Today, the Biden administration just reversed another one of Trump's bad ideas.
The Biden administration on Monday revoked a Trump-era rule that became a flash point in the abortion wars by forbidding clinics that receive federal family planning aid from advising people about ending their pregnancies.
The new rule for the half-century-old family planning program known as Title X will allow health centers to receive the federal funds even if they refer patients for abortions. It takes effect Nov. 8.
The rule reverses a move initiated in 2018 by former president Donald Trump to appeal to the social conservatives crucial to his political base, siding with them in a long-running battle with the Planned Parenthood Federation of America and other family planning groups.
Rather than heeding the restrictions, affiliates of Planned Parenthood, which serve about four in 10 of the program’s patients, as well as other health centers, forfeited the Title X funds that had been a main support of their work.

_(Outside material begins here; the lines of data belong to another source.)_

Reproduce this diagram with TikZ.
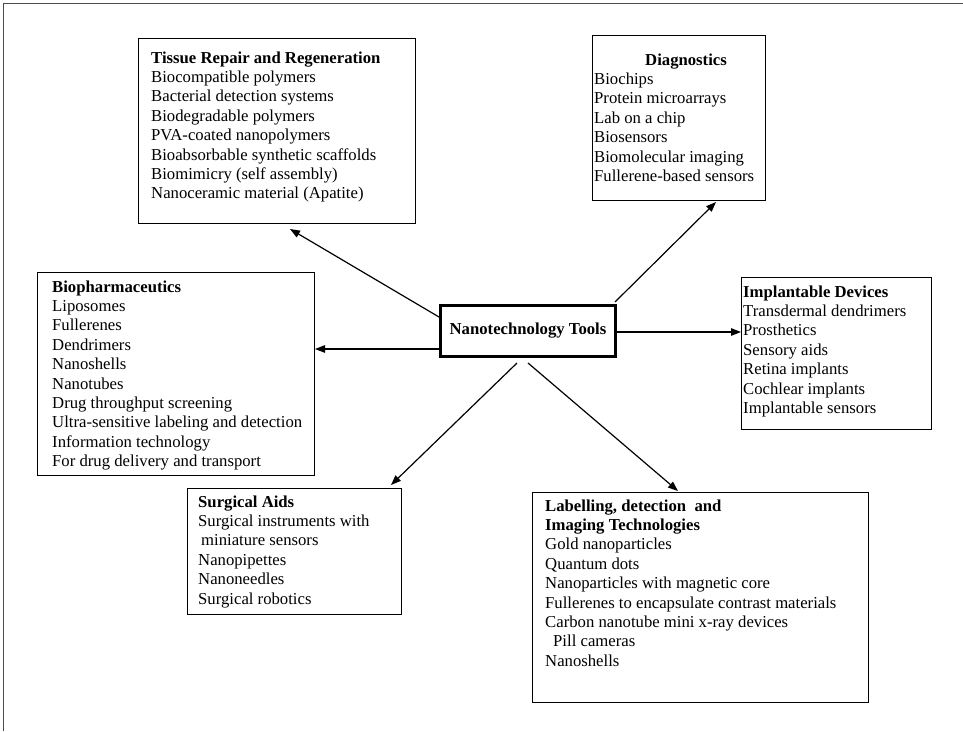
\documentclass[tikz,border=0pt]{standalone}
\usepackage{fontspec}
\setmainfont{Liberation Serif}
\usetikzlibrary{arrows.meta,calc}
\begin{document}
\begin{tikzpicture}[x=1pt,y=-1pt,
  box/.style={draw=black, line width=1.1pt, anchor=north west, inner sep=0pt},
  txt/.style={anchor=north west, inner sep=0pt, align=left, font=\fontsize{16.7}{19.4}\selectfont},
  arr/.style={line width=1.2pt, -{Triangle[length=10pt,width=7.5pt]}}]
\useasboundingbox (0,0) rectangle (963,731);
\draw[line width=1pt, black!70] (3,731) -- (3,3) -- (963,3);

% boxes
\node[box, minimum width=277pt, minimum height=185pt] (tissue) at (138,38) {};
\node[box, minimum width=173pt, minimum height=165pt] (diag) at (592,35) {};
\node[box, minimum width=277pt, minimum height=203pt] (bio) at (37,272) {};
\node[box, minimum width=190pt, minimum height=152pt] (impl) at (741,277) {};
\node[box, minimum width=214pt, minimum height=126pt] (surg) at (187,488) {};
\node[box, minimum width=336pt, minimum height=210pt] (lab) at (532,492) {};

\node[draw=black, line width=3pt, minimum width=175pt, minimum height=51pt, inner sep=0pt,
  font=\fontsize{16.7}{19.4}\selectfont\bfseries] (center) at (528,330.5) {Nanotechnology Tools};

% texts
\node[txt] (tissueT) at (151,49.4) {\strut\textbf{Tissue Repair and Regeneration}\\Biocompatible polymers\\Bacterial detection systems\\Biodegradable polymers\\PVA-coated nanopolymers\\Bioabsorbable synthetic scaffolds\\Biomimicry (self assembly)\\Nanoceramic material (Apatite)};
\node[txt] (diagT) at (594,51.4) {\strut\hspace*{51pt}\textbf{Diagnostics}\\Biochips\\Protein microarrays\\Lab on a chip\\Biosensors\\Biomolecular imaging\\Fullerene-based sensors};
\node[txt] (bioT) at (52,278.4) {\strut\textbf{Biopharmaceutics}\\Liposomes\\Fullerenes\\Dendrimers\\Nanoshells\\Nanotubes\\Drug throughput screening\\Ultra-sensitive labeling and detection\\Information technology\\For drug delivery and transport};
\node[txt] (implT) at (743,283.4) {\strut\textbf{Implantable Devices}\\Transdermal dendrimers\\Prosthetics\\Sensory aids\\Retina implants\\Cochlear implants\\Implantable sensors};
\node[txt] (surgT) at (198,493.4) {\strut\textbf{Surgical Aids}\\Surgical instruments with\\\hspace*{3pt}miniature sensors\\Nanopipettes\\Nanoneedles\\Surgical robotics};
\node[txt] (labT) at (545,497.4) {\strut\textbf{Labelling, detection \ and}\\\textbf{Imaging Technologies}\\Gold nanoparticles\\Quantum dots\\Nanoparticles with magnetic core\\Fullerenes to encapsulate contrast materials\\Carbon nanotube mini x-ray devices\\\hspace*{8pt}Pill cameras\\Nanoshells};

% connector end points
\coordinate (sT) at (439,317);   \coordinate (eT) at (290,229);
\coordinate (sD) at (615,302);   \coordinate (eD) at (716,202);
\coordinate (sB) at (439,349);   \coordinate (eB) at (315,349);
\coordinate (sI) at (617,332);   \coordinate (eI) at (741,332);
\coordinate (sS) at (517,363);   \coordinate (eS) at (391,485);
\coordinate (sL) at (528,363);   \coordinate (eL) at (678,491);

\draw[arr] (sT) -- (eT);
\draw[arr] (sD) -- (eD);
\draw[arr] (sB) -- (eB);
\draw[arr] (sI) -- (eI);
\draw[arr] (sS) -- (eS);
\draw[arr] (sL) -- (eL);
\end{tikzpicture}
\end{document}
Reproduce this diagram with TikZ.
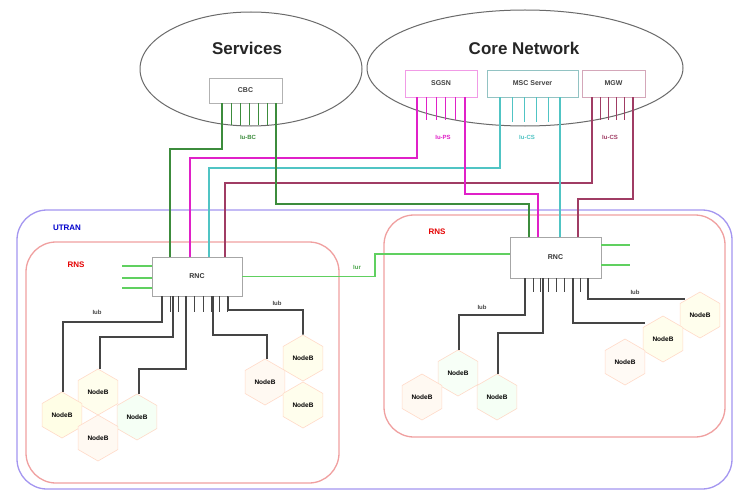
\documentclass[tikz,border=0pt]{standalone}
\usepackage{fontspec}
\setmainfont{Liberation Sans}
\usetikzlibrary{shapes.geometric}
\definecolor{iubc}{HTML}{3C8C3C}
\definecolor{iups}{HTML}{E020C8}
\definecolor{iucs}{HTML}{50C4C4}
\definecolor{iumgw}{HTML}{A03C64}
\definecolor{iubline}{HTML}{454545}
\definecolor{iurline}{HTML}{60D060}
\definecolor{utranc}{HTML}{A496F0}
\definecolor{rnsc}{HTML}{F0A0A0}
\definecolor{cloud}{HTML}{6A6A6A}
\begin{document}
\begin{tikzpicture}[x=1pt,y=-1pt,
  cloudline/.style={draw=cloud,line width=1pt},
  corebox/.style={rectangle,fill=white,line width=0.8pt,inner sep=0pt,
    font=\fontsize{7}{8}\selectfont\bfseries,text=black!75},
  rncbox/.style={rectangle,fill=white,draw=gray!70,line width=0.8pt,inner sep=0pt,
    font=\fontsize{7}{8}\selectfont\bfseries,text=black!80},
  cell/.style={regular polygon,regular polygon sides=6,shape border rotate=30,minimum size=46pt,
    inner sep=0pt,draw=orange!30!pink!45,fill=yellow!7,line width=0.6pt,
    font=\fontsize{6.5}{7}\selectfont\bfseries,text=black},
  stub/.style={line width=0.7pt},
  link/.style={line width=1.4pt},
  iubwire/.style={draw=iubline,line width=1.6pt},
  tiny/.style={font=\fontsize{6}{7}\selectfont\bfseries,inner sep=0pt},
  bigtitle/.style={font=\fontsize{17}{20}\selectfont\bfseries,text=black!85},
  region/.style={rounded corners=30pt,line width=1.3pt}
]
\useasboundingbox (0,0) rectangle (735,492);
\fill[white] (0,0) rectangle (735,492);

% ---------- domains ----------
\draw[region,draw=utranc] (17,210) rectangle (732,489);
\draw[region,draw=rnsc] (26,242) rectangle (339,483);
\draw[region,draw=rnsc] (384,215) rectangle (725,437);
\node[font=\fontsize{8}{9}\selectfont\bfseries,text=blue!80!black] (utranlbl) at (67,228) {UTRAN};
\node[font=\fontsize{8}{9}\selectfont\bfseries,text=red!90!black] (rnslblL) at (76,265) {RNS};
\node[font=\fontsize{8}{9}\selectfont\bfseries,text=red!90!black] (rnslblR) at (437,232) {RNS};

\draw[cloudline] (251,69) ellipse [x radius=111pt, y radius=57pt];
\draw[cloudline] (525,68) ellipse [x radius=158pt, y radius=58pt];
\node[bigtitle] (srv) at (247,48) {Services};
\node[bigtitle] (cn) at (524,48) {Core Network};

% ---------- core nodes ----------
\node[corebox,draw=gray!60,minimum width=73pt,minimum height=25pt] (cbc) at (245.5,90.5) {CBC};
\node[corebox,draw=iups!45,minimum width=72pt,minimum height=27pt] (sgsn) at (441,83.5) {SGSN};
\node[corebox,draw=iucs!60!gray!70,minimum width=91pt,minimum height=27pt] (msc) at (532.5,83.5) {MSC Server};
\node[corebox,draw=iumgw!45,minimum width=63pt,minimum height=27pt] (mgw) at (613.5,83.5) {MGW};

% interface stubs under the core nodes
\foreach \x in {222,231,240,249,258,267,276} \draw[stub,iubc] (\x,0 |- cbc.south) -- (\x,125);
\foreach \x in {417,426.6,436.2,445.8,455.4,465} \draw[stub,iups] (\x,0 |- sgsn.south) -- (\x,120);
\foreach \x in {500,512,524,536,548,560} \draw[stub,iucs] (\x,0 |- msc.south) -- (\x,122);
\foreach \x in {592,600.2,608.4,616.6,624.8,633} \draw[stub,iumgw] (\x,0 |- mgw.south) -- (\x,120);

\node[tiny,text=iubc] (lbc) at (248,137) {Iu-BC};
\node[tiny,text=iups] (lps) at (443,137) {Iu-PS};
\node[tiny,text=iucs] (lcs1) at (527,137) {Iu-CS};
\node[tiny,text=iumgw] (lcs2) at (610,137) {Iu-CS};

% ---------- RNCs ----------
\node[rncbox,minimum width=90pt,minimum height=39pt] (rncL) at (197,276.5) {RNC};
\node[rncbox,minimum width=91pt,minimum height=41pt] (rncR) at (555.5,257.5) {RNC};

% Iu links to the left RNC
\draw[link,iubc] (222,0 |- cbc.south) |- (170,149) -- (170,0 |- rncL.north);
\draw[link,iups] (417,0 |- sgsn.south) |- (190,158) -- (190,0 |- rncL.north);
\draw[link,iucs] (500,0 |- msc.south) |- (209,168) -- (209,0 |- rncL.north);
\draw[link,iumgw] (592,0 |- mgw.south) |- (225,183) -- (225,0 |- rncL.north);
% Iu links to the right RNC
\draw[link,iubc] (276,0 |- cbc.south) |- (529,204) -- (529,0 |- rncR.north);
\draw[link,iups] (465,0 |- sgsn.south) |- (538,194) -- (538,0 |- rncR.north);
\draw[link,iucs] (560,0 |- msc.south) -- (560,0 |- rncR.north);
\draw[link,iumgw] (633,0 |- mgw.south) |- (578,199) -- (578,0 |- rncR.north);

% Iur between the RNCs
\draw[link,iurline] (rncL.east) -- (375,0 |- rncL.east) |- (rncR.west |- 0,254);
\node[tiny,text=iurline!80!black] (lur) at (357,267) {Iur};

% loose Iur ports
\coordinate (pl1) at (122,266); \coordinate (pl2) at (122,278); \coordinate (pl3) at (122,288);
\draw[link,iurline] (pl1) -- (pl1 -| rncL.west);
\draw[link,iurline] (pl2) -- (pl2 -| rncL.west);
\draw[link,iurline] (pl3) -- (pl3 -| rncL.west);
\coordinate (pr1) at (630,245); \coordinate (pr2) at (630,265);
\draw[link,iurline] (pr1 -| rncR.east) -- (pr1);
\draw[link,iurline] (pr2 -| rncR.east) -- (pr2);

% ---------- NodeB cells ----------
\node[cell] (nA1) at (98,392) {NodeB};
\node[cell,fill=yellow!10] (nA2) at (62,415) {NodeB};
\node[cell,fill=green!4] (nA3) at (137,417) {NodeB};
\node[cell,fill=orange!5] (nA4) at (98,438) {NodeB};
\node[cell] (nB1) at (303,358) {NodeB};
\node[cell,fill=orange!5] (nB2) at (265,382) {NodeB};
\node[cell] (nB3) at (303,405) {NodeB};
\node[cell,fill=green!3] (nC1) at (458,373) {NodeB};
\node[cell,fill=orange!5] (nC2) at (422,397) {NodeB};
\node[cell,fill=green!4] (nC3) at (497,397) {NodeB};
\node[cell] (nD1) at (700,315) {NodeB};
\node[cell] (nD2) at (663,339) {NodeB};
\node[cell,fill=orange!4] (nD3) at (625,362) {NodeB};

% Iub stubs under the RNCs
\foreach \x in {162,170.2,178.4,186.6,194.8,203,211.2,219.4,227.6} \draw[stub,iubline] (\x,0 |- rncL.south) -- (\x,312);
\foreach \x in {525,532.9,540.8,548.6,556.5,564.4,572.3,580.1,588} \draw[stub,iubline] (\x,0 |- rncR.south) -- (\x,292);

% Iub links, left RNS
\draw[iubwire] (162,0 |- rncL.south) |- (63,322) -- (63,0 |- nA2.north);
\draw[iubwire] (173,0 |- rncL.south) |- (100,337) -- (100,0 |- nA1.north);
\draw[iubwire] (186,0 |- rncL.south) |- (139,369) -- (139,0 |- nA3.north);
\draw[iubwire] (213,0 |- rncL.south) |- (267,335) -- (267,0 |- nB2.north);
\draw[iubwire] (228,0 |- rncL.south) |- (303,310) -- (nB1.north);
\node[tiny,text=iubline] (lub1) at (97,312) {Iub};
\node[tiny,text=iubline] (lub2) at (277,303) {Iub};

% Iub links, right RNS
\coordinate (eD2) at (645,323);
\coordinate (eD1) at (685,299);
\draw[iubwire] (525,0 |- rncR.south) |- (459,315) -- (459,0 |- nC1.north);
\draw[iubwire] (543,0 |- rncR.south) |- (498,333) -- (498,0 |- nC3.north);
\draw[iubwire] (573,0 |- rncR.south) |- (eD2);
\draw[iubwire] (588,0 |- rncR.south) |- (eD1);
\node[tiny,text=iubline] (lub3) at (482,307) {Iub};
\node[tiny,text=iubline] (lub4) at (635,292) {Iub};
\end{tikzpicture}
\end{document}
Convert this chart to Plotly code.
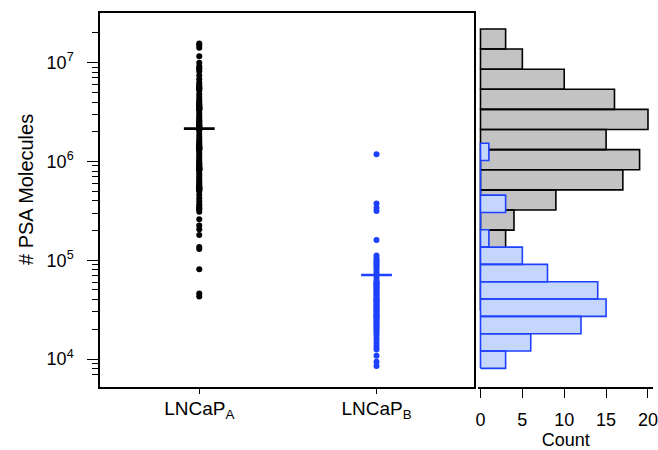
import numpy as np
import plotly.graph_objects as go

# ---- data -------------------------------------------------------------
groups = ["LNCaP<sub>A</sub>", "LNCaP<sub>B</sub>"]

# PSA molecules per cell, LNCaP_A
psa_a = [
    1.56e7, 1.50e7, 1.42e7,
    1.16e7, 1.00e7, 9.2e6, 8.8e6, 8.65e6,
    8.2e6, 7.4e6, 6.8e6, 6.3e6, 6.0e6, 5.8e6, 5.65e6, 5.55e6, 5.45e6, 5.4e6,
    5.2e6, 4.8e6, 4.5e6, 4.25e6, 4.05e6, 3.9e6, 3.8e6, 3.72e6, 3.65e6, 3.6e6,
    3.55e6, 3.5e6, 3.46e6, 3.43e6, 3.4e6, 3.38e6,
    3.3e6, 3.1e6, 2.95e6, 2.82e6, 2.72e6, 2.62e6, 2.54e6, 2.47e6, 2.41e6, 2.36e6,
    2.31e6, 2.27e6, 2.24e6, 2.21e6, 2.19e6, 2.17e6, 2.15e6, 2.13e6, 2.12e6, 2.11e6,
    2.05e6, 1.9e6, 1.78e6, 1.68e6, 1.6e6, 1.54e6, 1.49e6, 1.45e6, 1.42e6, 1.4e6,
    1.38e6, 1.36e6, 1.35e6, 1.335e6, 1.325e6,
    1.29e6, 1.22e6, 1.16e6, 1.11e6, 1.06e6, 1.02e6, 9.9e5, 9.6e5, 9.35e5, 9.1e5,
    8.9e5, 8.75e5, 8.6e5, 8.5e5, 8.42e5, 8.36e5, 8.31e5, 8.28e5, 8.26e5,
    8.1e5, 7.6e5, 7.2e5, 6.85e5, 6.55e5, 6.3e5, 6.05e5, 5.85e5, 5.7e5, 5.58e5,
    5.48e5, 5.4e5, 5.33e5, 5.27e5, 5.22e5, 5.19e5, 5.17e5,
    5.0e5, 4.6e5, 4.25e5, 3.95e5, 3.7e5, 3.55e5, 3.42e5, 3.33e5, 3.26e5,
    3.1e5, 2.6e5, 2.25e5, 2.06e5,
    1.8e5, 1.36e5, 1.30e5,
    8.1e4,
    4.6e4, 4.3e4,
]

# PSA molecules per cell, LNCaP_B
psa_b = [
    8.5e3, 9.4e3, 1.08e4,
    1.25e4, 1.33e4, 1.42e4, 1.52e4, 1.62e4, 1.74e4,
    1.84e4, 1.92e4, 2.0e4, 2.08e4, 2.16e4, 2.24e4, 2.32e4, 2.4e4, 2.48e4, 2.56e4,
    2.63e4, 2.69e4,
    2.75e4, 2.83e4, 2.92e4, 3.0e4, 3.08e4, 3.16e4, 3.25e4, 3.34e4, 3.43e4, 3.52e4,
    3.62e4, 3.72e4, 3.82e4, 3.92e4, 4.02e4,
    4.1e4, 4.25e4, 4.4e4, 4.55e4, 4.7e4, 4.85e4, 5.0e4, 5.15e4, 5.3e4, 5.45e4,
    5.6e4, 5.75e4, 5.9e4, 6.0e4,
    6.2e4, 6.6e4, 7.0e4, 7.4e4, 7.8e4, 8.2e4, 8.6e4, 9.0e4,
    9.2e4, 9.6e4, 1.0e5, 1.05e5, 1.12e5,
    1.6e5,
    3.15e5, 3.4e5, 3.75e5,
    1.18e6,
]

# group mean markers
group_means = [2.15e6, 7.1e4]

# histogram bins, in log10(molecules)
bins_a_log = {"start": 4.491, "size": 0.2036, "count": 14}
bins_b_log = {"start": 3.906, "size": 0.1753, "count": 13}

y_ticks = [1e4, 1e5, 1e6, 1e7]
y_ticktext = ["10<sup>4</sup>", "10<sup>5</sup>", "10<sup>6</sup>", "10<sup>7</sup>"]
count_ticks = [0, 5, 10, 15, 20]

# ---- styling ----------------------------------------------------------
BLACK = "#000000"
BLUE = "#1e40ff"
GRAY_FILL = "#c3c3c3"
BLUE_FILL = "#c4d6fb"
FONT = "Arial, Liberation Sans, sans-serif"

W, H = 658, 450


def fx(px):
    return px / W


def fy(px):
    return 1 - px / H


def hist_outline(values, bins):
    """Closed rectangles (one per bin) for a horizontal histogram."""
    edges = bins["start"] + bins["size"] * np.arange(bins["count"] + 1)
    counts, _ = np.histogram(np.log10(values), bins=edges)
    xs, ys = [], []
    for lo, hi, c in zip(edges[:-1], edges[1:], counts):
        xs += [0, c, c, 0, 0, None]
        ys += [10 ** lo, 10 ** lo, 10 ** hi, 10 ** hi, 10 ** lo, None]
    return xs, ys


fig = go.Figure()

# individual cells
fig.add_trace(go.Scatter(
    x=[0] * len(psa_a), y=psa_a, mode="markers",
    marker=dict(size=6, color=BLACK), xaxis="x", yaxis="y",
))
fig.add_trace(go.Scatter(
    x=[1] * len(psa_b), y=psa_b, mode="markers",
    marker=dict(size=6, color=BLUE), xaxis="x", yaxis="y",
))
# mean bars
fig.add_trace(go.Scatter(
    x=[0, 1], y=group_means, mode="markers",
    marker=dict(symbol="line-ew", size=22,
                line=dict(width=2.6, color=[BLACK, BLUE])),
    xaxis="x", yaxis="y",
))

# side histograms
hx, hy = hist_outline(psa_a, bins_a_log)
fig.add_trace(go.Scatter(
    x=hx, y=hy, mode="lines", fill="toself", fillcolor=GRAY_FILL,
    line=dict(color=BLACK, width=1.6), xaxis="x2", yaxis="y2",
))
hx, hy = hist_outline(psa_b, bins_b_log)
fig.add_trace(go.Scatter(
    x=hx, y=hy, mode="lines", fill="toself", fillcolor=BLUE_FILL,
    line=dict(color=BLUE, width=1.6), xaxis="x2", yaxis="y2",
))

y_dom = [fy(386.7), fy(12.7)]
minor_vals = [m * 10 ** k for k in range(3, 8) for m in range(2, 10)
              if 6.5e3 < m * 10 ** k < 2.5e7]

fig.update_layout(
    width=W, height=H,
    margin=dict(l=0, r=0, t=0, b=0),
    paper_bgcolor="white", plot_bgcolor="white",
    showlegend=False,
    font=dict(family=FONT, color=BLACK, size=18),
    xaxis=dict(
        domain=[fx(100), fx(474)], range=[-0.56, 1.55],
        tickmode="array", tickvals=[0, 1], ticktext=groups,
        ticks="outside", ticklen=6, tickwidth=1.3, tickcolor=BLACK,
        showline=True, mirror=True, linecolor=BLACK, linewidth=1.5,
        showgrid=False, zeroline=False, tickfont=dict(size=19),
        ticklabelstandoff=-2, automargin=False, anchor="y",
    ),
    yaxis=dict(
        domain=y_dom, type="log", range=[3.72, 7.506],
        tickmode="array", tickvals=y_ticks, ticktext=y_ticktext,
        ticks="outside", ticklen=11, tickwidth=1.3, tickcolor=BLACK,
        minor=dict(tickmode="array", tickvals=minor_vals, ticks="outside",
                   ticklen=6, tickwidth=1.2, tickcolor=BLACK, showgrid=False),
        showline=True, mirror=True, linecolor=BLACK, linewidth=1.5,
        showgrid=False, zeroline=False, tickfont=dict(size=18),
        ticklabelstandoff=10, automargin=False, anchor="x",
    ),
    xaxis2=dict(
        domain=[fx(478.4), fx(653)], range=[-0.25, 20.6],
        tickmode="array", tickvals=count_ticks,
        ticks="outside", ticklen=10, tickwidth=1.3, tickcolor=BLACK,
        showline=True, linecolor=BLACK, linewidth=1.5,
        showgrid=False, zeroline=False, tickfont=dict(size=18),
        ticklabelstandoff=6, automargin=False, anchor="y2",
        title=dict(text="Count", font=dict(size=18), standoff=4),
    ),
    yaxis2=dict(
        domain=y_dom, type="log", matches="y", anchor="x2",
        showline=False, ticks="", showticklabels=False,
        showgrid=False, zeroline=False,
    ),
    annotations=[dict(
        text="# PSA Molecules", textangle=-90, showarrow=False,
        xref="paper", yref="paper", x=fx(26), y=fy(190),
        xanchor="center", yanchor="middle", font=dict(size=20),
    )],
)

fig.write_html("out.html")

An estimated 981 clinics — about one in four that received Title X money — dropped out in 2019, and a half-dozen states no longer had any health centers in the program, according to the Guttmacher Institute, a reproductive rights research and policy organization.
Title X has been an ideological lightning rod since shortly after it was created in 1970 under former president Richard Nixon as part of federal public health law. It is intended mainly to help poor or uninsured women.
Biden also said at the time his administration’s policies would “support women’s and girls’ sexual and reproductive health and rights in the United States as well as globally.” As part of the memo, the president lifted what is known as the “Mexico City Policy,” which has seesawed back and forth for nearly three decades, depending on whether Republicans or Democrats have been in the White House.
Texas has been sued over their "heartbeat" bill. Although the Supreme Court did not act to prevent it, it's still possible that another strategy can be used to reverse it. Meanwhile, the Supreme Court is scheduled to review a bill a restrictive bill in Mississippi.